Around the first turn. Sighting going well, all systems are go.
And then, it hits me.
I’m not going fast. I’m going, but I’m not even feeling like I’m swimming hard. Crap.
By the time I get out of the water, I’m inwardly cursing myself. People I know I could have gone faster than are already out on the bike.
“Don’t panic. Don’t rush,” I tell myself as I jam on my socks and shoes. “Put on sunscreen.”
The bike. Climbing up and hitting sand, sand and more sand. Trying to keep it steady, pass people. Not sure what my heart rate should be. Not sure how much I need to drink. I just know I need to drink. Water bottles on the MTB are not the easiest thing for me yet, and it’s something I need to work on, but for now, I know I need to do what I can and slam as much as possible.
Drink, drink, drink. Pedal, pedal, pedal. I’m picking people off, doing reasonably well, feeling pretty good. And then, we’re stopping.
A girl needed to be airlifted out, and we were stopped as the helicopter tried to land (it couldn’t). So, there went about 10 minutes, maybe more, of standing around, gossiping with fellow riders, debating how much to drink for the last seven miles of the race.
We were allowed to start up, but the pace was subdued. Seeing that, having time to let our heart rates drop, it was hard to get back in the racing mindset, and I don’t know that I did again. I hit sections that I knew and liked, and tried to use them to my advantage. The curving singletrack like I see in New England, passing people there. Hitting the pavement and trying to prepare myself for another six miles of desert running knowing that the placing I wanted was most likely out of reach. Since I was one of the first people stopped and wouldn’t have my time adjusted (acts of God don’t stop the clock in triathlon), I knew my already not spectacular race time was screwed.

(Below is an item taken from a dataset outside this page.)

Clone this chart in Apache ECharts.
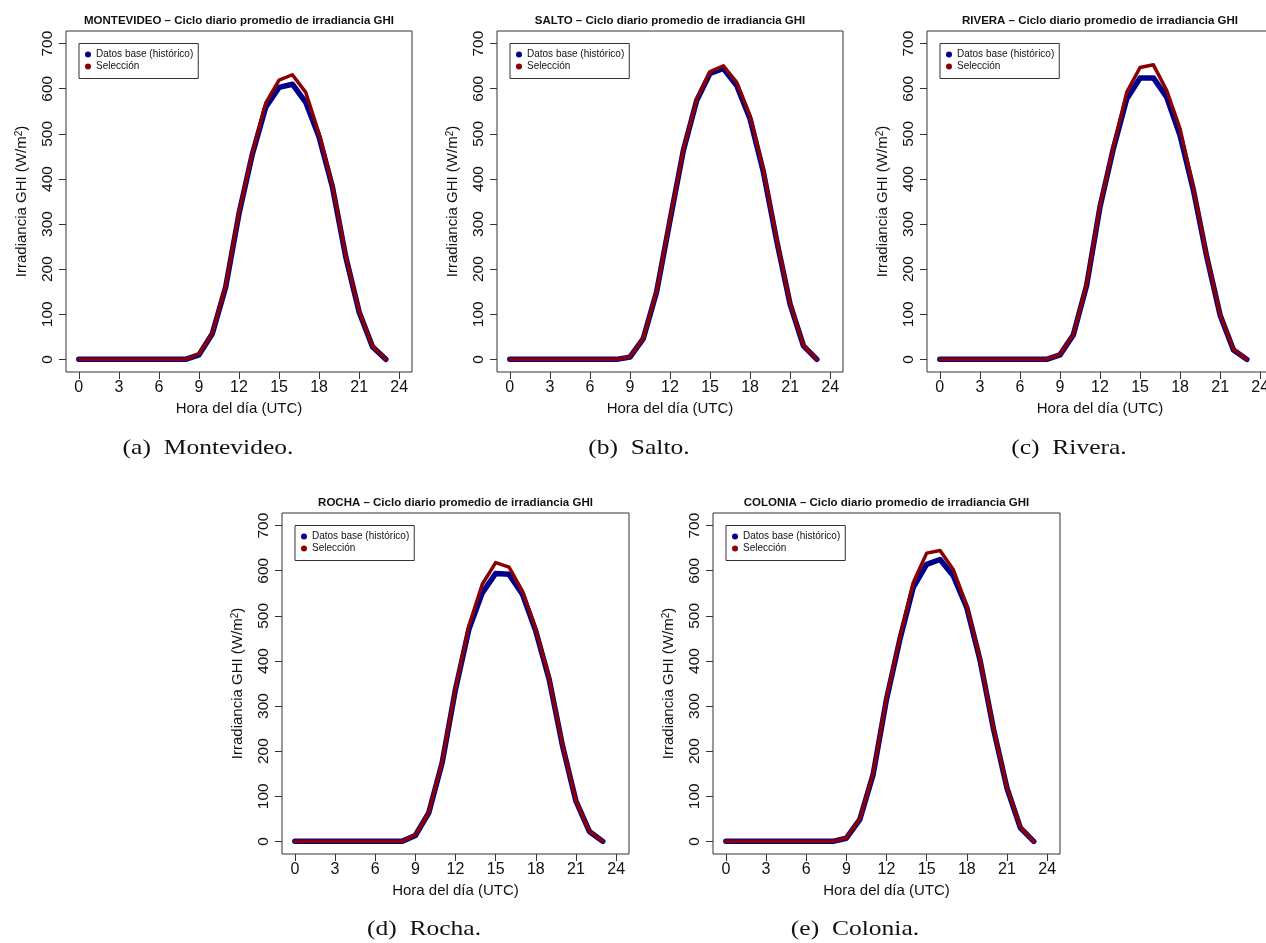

Lacing up for the run, I felt good. Slamming water heading out of transition and onto the course, I was flying, feeling smooth and steady. About a half mile in though, my stomach started cramping and the sun felt like it was getting hotter. The pros were passing on their way back. I was getting disheartened and we were still climbing. But when I started seeing mile markers, I started feeling better. We’re at three miles already?
Some of the hills felt like bad jokes on the part of the race organizers. Surely they don’t think people can run up these, right? Or down these?
But they did, and we did. Rather, I ran when I could, walked fast when I couldn’t, and felt the clock tick, tick, tick.
Finally, last mile.
The most disheartening, unexcited finish I’ve had in I can’t remember how long.
But even feeling like crap, even feeling annoyed with myself and with my race, I felt good. As I was running, while I was in pain and angry at myself and the course, I was thinking. Planning what I needed to do for next time.
Anger and frustration are great motivators, it turns out.